● PROBLEM TO SOLVE: Starting with the first line of the data that follows, transcribe every line verbatim until the line containing "import * as d3 from 'd3';" has been transcribed.

BEGIN COLLECTED MATERIAL

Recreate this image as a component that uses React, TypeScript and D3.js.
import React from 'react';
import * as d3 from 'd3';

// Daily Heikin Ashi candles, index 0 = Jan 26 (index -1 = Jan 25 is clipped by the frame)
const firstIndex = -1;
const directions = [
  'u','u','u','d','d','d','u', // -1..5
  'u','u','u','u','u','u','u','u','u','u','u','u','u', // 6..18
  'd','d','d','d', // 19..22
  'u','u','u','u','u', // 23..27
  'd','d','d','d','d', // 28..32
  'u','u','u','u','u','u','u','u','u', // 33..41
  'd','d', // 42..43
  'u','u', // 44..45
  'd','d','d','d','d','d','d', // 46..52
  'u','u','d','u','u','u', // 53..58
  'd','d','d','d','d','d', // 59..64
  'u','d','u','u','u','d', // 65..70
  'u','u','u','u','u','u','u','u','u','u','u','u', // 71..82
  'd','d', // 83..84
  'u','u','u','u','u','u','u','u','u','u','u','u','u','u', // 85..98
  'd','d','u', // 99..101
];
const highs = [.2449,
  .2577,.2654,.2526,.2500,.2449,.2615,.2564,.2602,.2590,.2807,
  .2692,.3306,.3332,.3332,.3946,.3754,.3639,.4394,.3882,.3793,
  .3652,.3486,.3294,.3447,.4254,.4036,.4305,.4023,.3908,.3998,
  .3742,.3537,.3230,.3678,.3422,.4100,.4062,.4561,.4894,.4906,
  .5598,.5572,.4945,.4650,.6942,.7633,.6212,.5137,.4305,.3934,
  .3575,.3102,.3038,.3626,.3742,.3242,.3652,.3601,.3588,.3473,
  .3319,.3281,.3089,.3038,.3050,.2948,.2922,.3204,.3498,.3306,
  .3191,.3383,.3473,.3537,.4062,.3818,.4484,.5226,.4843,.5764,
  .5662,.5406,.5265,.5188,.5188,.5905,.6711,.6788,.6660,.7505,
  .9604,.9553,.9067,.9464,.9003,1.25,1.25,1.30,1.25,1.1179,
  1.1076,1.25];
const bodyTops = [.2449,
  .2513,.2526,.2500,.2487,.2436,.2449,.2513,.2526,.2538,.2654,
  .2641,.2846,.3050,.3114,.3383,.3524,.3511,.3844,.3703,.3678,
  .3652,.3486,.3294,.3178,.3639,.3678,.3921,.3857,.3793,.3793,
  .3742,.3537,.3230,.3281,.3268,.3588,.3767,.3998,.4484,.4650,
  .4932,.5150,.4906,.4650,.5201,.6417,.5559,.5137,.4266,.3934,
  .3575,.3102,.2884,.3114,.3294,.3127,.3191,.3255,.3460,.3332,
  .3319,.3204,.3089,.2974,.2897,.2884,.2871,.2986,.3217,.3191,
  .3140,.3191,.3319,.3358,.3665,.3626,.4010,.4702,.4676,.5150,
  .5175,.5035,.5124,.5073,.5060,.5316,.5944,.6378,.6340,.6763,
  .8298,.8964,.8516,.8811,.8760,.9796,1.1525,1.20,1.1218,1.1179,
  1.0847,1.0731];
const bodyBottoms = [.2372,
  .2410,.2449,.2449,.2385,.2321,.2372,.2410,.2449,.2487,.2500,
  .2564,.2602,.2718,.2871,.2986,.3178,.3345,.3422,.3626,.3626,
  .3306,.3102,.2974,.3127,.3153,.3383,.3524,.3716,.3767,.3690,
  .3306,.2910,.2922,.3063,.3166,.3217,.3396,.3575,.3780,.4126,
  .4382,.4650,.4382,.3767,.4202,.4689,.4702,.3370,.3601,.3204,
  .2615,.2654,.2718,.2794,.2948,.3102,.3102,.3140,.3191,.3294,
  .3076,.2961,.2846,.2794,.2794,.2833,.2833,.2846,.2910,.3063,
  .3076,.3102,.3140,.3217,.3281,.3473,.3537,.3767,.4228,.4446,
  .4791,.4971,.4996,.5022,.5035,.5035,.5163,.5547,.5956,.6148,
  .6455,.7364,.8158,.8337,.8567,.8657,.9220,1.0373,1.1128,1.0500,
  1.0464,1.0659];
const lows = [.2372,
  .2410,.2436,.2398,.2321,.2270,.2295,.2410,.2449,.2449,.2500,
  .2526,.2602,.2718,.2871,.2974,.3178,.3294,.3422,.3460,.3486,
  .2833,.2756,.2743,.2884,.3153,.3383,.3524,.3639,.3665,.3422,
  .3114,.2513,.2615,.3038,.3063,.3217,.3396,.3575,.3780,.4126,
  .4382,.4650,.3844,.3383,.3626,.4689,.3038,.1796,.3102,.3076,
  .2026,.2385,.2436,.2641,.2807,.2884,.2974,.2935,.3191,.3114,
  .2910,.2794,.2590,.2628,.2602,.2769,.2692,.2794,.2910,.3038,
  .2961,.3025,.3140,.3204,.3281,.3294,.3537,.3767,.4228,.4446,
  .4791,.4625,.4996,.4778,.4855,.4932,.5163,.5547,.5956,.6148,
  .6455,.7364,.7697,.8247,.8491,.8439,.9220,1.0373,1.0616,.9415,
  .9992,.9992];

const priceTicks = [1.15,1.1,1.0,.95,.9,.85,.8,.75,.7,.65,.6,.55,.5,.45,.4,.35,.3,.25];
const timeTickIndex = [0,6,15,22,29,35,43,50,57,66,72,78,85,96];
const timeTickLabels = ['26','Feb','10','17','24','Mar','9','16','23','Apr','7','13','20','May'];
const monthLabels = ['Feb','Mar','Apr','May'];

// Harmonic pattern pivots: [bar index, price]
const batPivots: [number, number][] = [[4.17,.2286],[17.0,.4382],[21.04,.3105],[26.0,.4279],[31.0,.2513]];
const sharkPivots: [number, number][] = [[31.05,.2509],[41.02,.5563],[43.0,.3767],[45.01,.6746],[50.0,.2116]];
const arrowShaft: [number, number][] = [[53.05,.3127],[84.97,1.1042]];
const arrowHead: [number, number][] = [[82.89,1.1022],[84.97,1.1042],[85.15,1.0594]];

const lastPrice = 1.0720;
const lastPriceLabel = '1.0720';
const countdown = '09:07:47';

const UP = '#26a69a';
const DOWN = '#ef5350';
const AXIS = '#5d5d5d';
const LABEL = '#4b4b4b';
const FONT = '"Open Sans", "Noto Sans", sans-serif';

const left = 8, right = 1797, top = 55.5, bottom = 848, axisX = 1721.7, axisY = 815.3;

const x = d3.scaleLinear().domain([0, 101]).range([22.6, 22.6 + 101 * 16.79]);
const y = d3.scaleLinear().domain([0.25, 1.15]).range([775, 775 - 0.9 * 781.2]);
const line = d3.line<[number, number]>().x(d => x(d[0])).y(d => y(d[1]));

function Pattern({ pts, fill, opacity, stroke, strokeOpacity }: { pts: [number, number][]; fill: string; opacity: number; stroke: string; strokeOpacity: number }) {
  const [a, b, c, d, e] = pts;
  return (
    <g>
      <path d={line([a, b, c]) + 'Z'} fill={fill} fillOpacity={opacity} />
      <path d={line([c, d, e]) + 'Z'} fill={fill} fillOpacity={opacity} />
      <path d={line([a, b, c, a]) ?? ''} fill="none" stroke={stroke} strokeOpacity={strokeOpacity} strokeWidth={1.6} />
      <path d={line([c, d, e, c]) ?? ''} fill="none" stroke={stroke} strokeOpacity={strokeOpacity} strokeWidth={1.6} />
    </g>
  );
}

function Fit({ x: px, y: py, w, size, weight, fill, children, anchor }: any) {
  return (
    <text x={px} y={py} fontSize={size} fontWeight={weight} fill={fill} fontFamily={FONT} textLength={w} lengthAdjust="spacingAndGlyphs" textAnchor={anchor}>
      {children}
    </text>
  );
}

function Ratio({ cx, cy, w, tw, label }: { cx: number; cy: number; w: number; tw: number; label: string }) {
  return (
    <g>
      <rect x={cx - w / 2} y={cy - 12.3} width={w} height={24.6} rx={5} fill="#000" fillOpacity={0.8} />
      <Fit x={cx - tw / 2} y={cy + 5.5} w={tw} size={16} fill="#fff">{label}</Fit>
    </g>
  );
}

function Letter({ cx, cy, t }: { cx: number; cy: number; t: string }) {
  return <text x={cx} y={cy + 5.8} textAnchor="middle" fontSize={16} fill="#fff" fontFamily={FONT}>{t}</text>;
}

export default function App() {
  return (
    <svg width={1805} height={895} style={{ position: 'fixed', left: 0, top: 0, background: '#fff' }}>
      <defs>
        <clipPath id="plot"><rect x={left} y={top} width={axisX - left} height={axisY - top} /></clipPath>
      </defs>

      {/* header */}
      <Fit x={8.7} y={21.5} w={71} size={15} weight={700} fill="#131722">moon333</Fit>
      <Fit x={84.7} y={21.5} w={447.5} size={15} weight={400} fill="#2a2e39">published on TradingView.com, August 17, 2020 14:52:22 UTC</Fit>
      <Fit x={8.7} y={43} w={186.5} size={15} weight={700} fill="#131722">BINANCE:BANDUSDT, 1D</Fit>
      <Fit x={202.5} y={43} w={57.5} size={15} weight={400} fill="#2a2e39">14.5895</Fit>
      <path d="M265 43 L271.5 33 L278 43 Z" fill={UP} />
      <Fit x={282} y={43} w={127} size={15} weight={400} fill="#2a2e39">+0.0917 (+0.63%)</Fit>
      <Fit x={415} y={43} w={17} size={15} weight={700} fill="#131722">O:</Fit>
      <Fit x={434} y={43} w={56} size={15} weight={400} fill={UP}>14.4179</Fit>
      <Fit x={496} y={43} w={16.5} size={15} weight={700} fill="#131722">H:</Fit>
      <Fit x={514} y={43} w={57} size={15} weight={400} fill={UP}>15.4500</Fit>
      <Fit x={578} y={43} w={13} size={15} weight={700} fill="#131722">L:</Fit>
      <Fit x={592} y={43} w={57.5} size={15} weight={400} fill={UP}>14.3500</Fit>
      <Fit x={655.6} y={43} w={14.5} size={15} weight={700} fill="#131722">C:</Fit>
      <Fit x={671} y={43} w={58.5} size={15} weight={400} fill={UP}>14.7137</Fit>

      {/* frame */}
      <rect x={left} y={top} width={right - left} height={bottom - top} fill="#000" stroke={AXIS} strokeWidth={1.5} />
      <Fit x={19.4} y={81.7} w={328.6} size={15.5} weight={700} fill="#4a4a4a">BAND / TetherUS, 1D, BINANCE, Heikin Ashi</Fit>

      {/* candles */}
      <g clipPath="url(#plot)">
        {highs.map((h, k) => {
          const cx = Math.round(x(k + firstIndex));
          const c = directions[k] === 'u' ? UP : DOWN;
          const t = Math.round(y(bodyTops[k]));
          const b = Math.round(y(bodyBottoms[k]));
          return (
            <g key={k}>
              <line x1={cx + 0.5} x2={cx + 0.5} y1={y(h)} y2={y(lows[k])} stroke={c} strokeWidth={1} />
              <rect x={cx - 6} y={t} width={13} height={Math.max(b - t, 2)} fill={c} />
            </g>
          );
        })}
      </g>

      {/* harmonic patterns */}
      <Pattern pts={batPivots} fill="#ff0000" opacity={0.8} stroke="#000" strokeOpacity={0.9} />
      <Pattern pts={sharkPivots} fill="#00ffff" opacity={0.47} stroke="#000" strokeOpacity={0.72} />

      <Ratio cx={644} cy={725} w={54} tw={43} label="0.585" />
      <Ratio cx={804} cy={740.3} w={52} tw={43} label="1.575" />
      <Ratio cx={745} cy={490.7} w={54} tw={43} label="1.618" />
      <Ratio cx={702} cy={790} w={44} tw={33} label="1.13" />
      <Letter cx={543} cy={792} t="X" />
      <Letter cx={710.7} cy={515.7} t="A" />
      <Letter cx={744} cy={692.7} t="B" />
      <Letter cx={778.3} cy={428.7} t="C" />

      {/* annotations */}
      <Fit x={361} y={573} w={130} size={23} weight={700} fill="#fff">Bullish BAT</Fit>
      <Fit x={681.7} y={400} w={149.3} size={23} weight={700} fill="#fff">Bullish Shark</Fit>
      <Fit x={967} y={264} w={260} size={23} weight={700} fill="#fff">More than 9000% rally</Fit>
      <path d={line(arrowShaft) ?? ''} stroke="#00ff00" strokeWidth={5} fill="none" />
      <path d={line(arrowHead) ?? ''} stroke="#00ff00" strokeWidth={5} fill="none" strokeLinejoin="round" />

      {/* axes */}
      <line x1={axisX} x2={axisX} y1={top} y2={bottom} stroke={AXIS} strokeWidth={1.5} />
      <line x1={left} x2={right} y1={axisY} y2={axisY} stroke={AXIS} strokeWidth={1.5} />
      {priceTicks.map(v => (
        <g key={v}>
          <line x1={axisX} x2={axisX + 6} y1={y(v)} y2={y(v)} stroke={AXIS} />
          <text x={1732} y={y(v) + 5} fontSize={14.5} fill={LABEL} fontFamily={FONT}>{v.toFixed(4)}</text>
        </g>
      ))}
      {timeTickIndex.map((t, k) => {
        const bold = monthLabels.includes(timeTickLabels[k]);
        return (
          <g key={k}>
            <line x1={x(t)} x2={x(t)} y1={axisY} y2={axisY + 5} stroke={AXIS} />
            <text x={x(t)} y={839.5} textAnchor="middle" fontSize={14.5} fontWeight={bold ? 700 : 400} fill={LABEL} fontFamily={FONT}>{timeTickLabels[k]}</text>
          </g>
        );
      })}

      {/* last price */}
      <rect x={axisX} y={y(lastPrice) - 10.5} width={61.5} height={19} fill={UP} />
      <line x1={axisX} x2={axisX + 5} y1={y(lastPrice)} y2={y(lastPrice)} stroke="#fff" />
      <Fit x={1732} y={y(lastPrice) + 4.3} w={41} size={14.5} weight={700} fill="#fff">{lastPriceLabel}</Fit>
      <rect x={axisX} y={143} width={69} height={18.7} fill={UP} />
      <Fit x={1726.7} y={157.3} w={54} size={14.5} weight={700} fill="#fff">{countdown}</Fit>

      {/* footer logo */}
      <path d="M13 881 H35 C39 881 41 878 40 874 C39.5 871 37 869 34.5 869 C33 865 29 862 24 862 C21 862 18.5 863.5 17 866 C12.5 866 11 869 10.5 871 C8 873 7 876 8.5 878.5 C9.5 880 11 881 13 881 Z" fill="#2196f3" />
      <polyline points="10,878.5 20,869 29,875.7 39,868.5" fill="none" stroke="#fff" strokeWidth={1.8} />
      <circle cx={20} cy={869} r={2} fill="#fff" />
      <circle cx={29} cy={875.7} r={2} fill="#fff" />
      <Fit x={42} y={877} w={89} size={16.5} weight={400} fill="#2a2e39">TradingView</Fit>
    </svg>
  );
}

END COLLECTED MATERIAL

● SOLUTION FOR THIS PROBLEM:
Recreate this image as a component that uses React, TypeScript and D3.js.
import React from 'react';
import * as d3 from 'd3';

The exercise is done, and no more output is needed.